X (formerly Twitter) promised to share advertising revenue with subscribers to X Premium (formerly Twitter Blue) and while a few payouts have exceeded thousands of dollars — one creator, for example, made $7,153 — it turns out that, where most creators are concerned, X is paying only a tiny percentage of its advertising revenue.
For context, cost per mille (CPM) is a popular measure of the cost to display one ad 1,000 times. X advertisers typically pay $5 CPM. For premium placements, advertisers sometimes pay over $100 CPM.
Contrast these rates with the payouts received by many X creators. Indeed, one admitted to earning just $0.07 CPM — 98% less than X advertisers’ standard $5 CPM rate. Another creator earned 99.5% less than X’s standard CPM.
Most creators earn less than 1% of X’s ad revenue.
Not only that, many advertisers pay far higher rates — particularly for ad placements alongside top creators — so the average withholding by X from creators is certainly over 99%.
Even worse, X is simply withholding payouts entirely for everyone except the most popular creators. For the vast majority of users, X is keeping 100% of ad revenue.
Most creator payouts are at least 99% less than X receives from advertisers
X owner Elon Musk set an arbitrarily high minimum of impressions to qualify for payouts: 5 million impressions within three months. The vast majority of users never attain this threshold and, therefore, receive no payouts whatsoever.
Some users question why X is paying anything to creators if analysts’ estimates of X finances are accurate.
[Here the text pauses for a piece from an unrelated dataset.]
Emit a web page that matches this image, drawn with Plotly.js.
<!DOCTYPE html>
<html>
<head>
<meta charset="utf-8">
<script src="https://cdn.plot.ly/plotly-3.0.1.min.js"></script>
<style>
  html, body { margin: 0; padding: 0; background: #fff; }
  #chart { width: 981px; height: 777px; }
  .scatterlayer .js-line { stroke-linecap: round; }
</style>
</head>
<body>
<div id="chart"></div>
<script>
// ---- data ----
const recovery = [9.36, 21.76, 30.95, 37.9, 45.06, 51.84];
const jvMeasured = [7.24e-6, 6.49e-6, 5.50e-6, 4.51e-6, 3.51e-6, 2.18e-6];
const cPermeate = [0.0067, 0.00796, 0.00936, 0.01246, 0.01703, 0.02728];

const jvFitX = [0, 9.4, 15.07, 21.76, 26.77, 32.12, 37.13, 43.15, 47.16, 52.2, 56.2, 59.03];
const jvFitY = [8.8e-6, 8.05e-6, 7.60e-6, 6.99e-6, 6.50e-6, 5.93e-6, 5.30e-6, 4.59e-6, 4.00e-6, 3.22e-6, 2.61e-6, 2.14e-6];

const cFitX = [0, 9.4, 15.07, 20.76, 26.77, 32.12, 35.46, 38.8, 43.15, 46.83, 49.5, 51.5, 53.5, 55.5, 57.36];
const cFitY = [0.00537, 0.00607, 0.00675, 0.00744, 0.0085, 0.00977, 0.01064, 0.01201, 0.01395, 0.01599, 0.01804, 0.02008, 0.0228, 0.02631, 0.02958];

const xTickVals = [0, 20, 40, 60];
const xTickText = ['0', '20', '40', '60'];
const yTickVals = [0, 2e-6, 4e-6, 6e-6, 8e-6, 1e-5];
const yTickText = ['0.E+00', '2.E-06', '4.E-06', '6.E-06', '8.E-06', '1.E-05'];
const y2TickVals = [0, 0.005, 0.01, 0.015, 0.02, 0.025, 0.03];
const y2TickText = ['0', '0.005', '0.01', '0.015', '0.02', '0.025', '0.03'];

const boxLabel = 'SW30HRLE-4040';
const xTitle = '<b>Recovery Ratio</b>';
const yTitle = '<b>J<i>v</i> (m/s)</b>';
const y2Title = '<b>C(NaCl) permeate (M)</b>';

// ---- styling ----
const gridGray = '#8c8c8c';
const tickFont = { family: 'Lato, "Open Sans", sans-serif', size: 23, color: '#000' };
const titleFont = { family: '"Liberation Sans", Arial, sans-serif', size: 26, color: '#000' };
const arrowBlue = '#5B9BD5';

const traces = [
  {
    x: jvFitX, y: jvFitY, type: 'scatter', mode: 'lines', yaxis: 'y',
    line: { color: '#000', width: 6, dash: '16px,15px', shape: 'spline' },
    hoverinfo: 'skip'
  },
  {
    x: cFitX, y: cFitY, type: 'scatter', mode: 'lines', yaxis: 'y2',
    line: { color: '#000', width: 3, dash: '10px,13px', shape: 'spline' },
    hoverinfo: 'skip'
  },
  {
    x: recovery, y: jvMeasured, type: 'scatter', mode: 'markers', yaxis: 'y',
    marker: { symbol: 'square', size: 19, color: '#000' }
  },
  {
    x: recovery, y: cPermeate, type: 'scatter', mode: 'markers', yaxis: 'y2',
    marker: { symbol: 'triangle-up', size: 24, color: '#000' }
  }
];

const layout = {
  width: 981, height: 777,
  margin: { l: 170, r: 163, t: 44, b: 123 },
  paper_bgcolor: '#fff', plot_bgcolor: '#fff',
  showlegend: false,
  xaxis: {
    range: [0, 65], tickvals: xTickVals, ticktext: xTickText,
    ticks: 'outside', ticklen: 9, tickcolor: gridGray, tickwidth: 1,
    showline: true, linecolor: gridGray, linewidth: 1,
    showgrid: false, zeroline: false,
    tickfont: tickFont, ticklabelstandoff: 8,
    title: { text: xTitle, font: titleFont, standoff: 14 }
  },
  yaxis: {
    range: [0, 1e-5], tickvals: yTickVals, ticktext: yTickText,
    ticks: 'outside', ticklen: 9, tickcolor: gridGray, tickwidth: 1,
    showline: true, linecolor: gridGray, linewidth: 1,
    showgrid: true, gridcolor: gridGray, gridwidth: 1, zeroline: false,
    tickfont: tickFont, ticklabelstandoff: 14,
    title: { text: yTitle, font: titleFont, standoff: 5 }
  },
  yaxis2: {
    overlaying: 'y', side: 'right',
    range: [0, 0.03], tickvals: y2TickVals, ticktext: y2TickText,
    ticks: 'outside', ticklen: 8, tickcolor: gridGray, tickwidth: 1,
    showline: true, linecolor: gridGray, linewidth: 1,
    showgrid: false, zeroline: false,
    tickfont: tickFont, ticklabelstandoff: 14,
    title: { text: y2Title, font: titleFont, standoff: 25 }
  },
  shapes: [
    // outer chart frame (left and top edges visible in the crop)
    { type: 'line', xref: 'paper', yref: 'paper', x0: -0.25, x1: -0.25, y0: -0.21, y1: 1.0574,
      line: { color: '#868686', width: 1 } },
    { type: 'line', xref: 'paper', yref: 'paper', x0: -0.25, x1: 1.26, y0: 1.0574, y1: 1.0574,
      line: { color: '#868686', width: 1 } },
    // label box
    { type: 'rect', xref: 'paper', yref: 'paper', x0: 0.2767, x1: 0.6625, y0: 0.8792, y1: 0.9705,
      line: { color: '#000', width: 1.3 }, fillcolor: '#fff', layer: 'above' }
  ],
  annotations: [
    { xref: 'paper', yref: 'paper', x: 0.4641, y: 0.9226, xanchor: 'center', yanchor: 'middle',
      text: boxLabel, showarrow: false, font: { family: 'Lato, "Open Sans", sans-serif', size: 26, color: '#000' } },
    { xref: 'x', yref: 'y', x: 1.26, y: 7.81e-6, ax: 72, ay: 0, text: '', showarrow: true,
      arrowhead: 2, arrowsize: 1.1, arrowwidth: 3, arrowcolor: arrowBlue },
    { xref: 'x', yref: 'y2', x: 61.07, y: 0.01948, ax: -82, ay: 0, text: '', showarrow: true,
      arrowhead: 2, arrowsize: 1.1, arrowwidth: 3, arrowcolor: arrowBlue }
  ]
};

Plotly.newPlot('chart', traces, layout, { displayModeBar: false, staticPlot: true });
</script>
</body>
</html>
Even before Musk acquired Twitter, the company had accumulated billions of dollars in net operating losses. Since Musk acquired the company, its US advertising revenue has crashed -60%.
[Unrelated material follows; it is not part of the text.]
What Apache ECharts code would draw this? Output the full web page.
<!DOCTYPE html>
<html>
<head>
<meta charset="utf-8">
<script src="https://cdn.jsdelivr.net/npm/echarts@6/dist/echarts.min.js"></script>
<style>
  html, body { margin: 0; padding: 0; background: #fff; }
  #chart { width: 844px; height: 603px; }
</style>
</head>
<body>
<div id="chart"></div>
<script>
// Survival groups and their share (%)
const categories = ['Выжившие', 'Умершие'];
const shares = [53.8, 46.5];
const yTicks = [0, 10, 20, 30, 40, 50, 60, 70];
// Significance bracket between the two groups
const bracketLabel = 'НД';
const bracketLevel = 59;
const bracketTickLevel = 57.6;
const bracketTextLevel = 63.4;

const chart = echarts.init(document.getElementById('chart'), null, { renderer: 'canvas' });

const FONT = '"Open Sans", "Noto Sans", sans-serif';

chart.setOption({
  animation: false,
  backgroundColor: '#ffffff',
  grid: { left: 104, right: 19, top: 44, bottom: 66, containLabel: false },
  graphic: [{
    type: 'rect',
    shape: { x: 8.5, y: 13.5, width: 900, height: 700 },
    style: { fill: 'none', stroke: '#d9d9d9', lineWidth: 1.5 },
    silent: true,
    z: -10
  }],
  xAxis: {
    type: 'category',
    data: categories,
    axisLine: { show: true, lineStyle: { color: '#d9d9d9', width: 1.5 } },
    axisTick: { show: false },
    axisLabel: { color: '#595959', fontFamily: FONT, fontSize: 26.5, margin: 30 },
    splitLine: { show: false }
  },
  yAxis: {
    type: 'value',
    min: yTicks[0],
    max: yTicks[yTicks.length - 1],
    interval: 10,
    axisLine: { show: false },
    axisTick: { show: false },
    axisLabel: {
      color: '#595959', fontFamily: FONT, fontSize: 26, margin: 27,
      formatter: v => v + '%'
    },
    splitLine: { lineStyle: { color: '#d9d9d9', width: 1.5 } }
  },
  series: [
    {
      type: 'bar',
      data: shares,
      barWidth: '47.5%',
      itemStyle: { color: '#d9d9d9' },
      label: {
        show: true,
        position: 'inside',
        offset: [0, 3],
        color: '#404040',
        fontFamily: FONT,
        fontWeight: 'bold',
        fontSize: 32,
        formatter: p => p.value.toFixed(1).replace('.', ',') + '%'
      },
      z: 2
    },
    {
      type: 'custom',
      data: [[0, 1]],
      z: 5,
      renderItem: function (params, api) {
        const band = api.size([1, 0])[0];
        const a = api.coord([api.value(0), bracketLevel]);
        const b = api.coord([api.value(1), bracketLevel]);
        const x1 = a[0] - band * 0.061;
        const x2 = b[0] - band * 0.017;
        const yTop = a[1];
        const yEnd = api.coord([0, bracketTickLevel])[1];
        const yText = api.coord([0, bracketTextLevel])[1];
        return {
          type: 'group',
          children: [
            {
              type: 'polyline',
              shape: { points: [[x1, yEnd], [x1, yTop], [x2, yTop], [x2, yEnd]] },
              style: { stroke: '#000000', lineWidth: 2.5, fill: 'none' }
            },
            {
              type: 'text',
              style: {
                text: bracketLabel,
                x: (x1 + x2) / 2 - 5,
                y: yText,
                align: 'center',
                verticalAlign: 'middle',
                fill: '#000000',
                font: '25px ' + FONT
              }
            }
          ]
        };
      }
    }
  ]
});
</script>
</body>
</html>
X’s tiny payouts to creators while quietly withholding over 98% of ad revenue seemingly only makes sense as a media play. Perhaps users posting gratitude about receiving 1% — when they previously earned nothing — can help Musk to earn goodwill.
Even though X is only paying a small percentage of ad revenue to creators, likely as an incentive to drive engagement and earned media, some users apparently think 1% is better than nothing.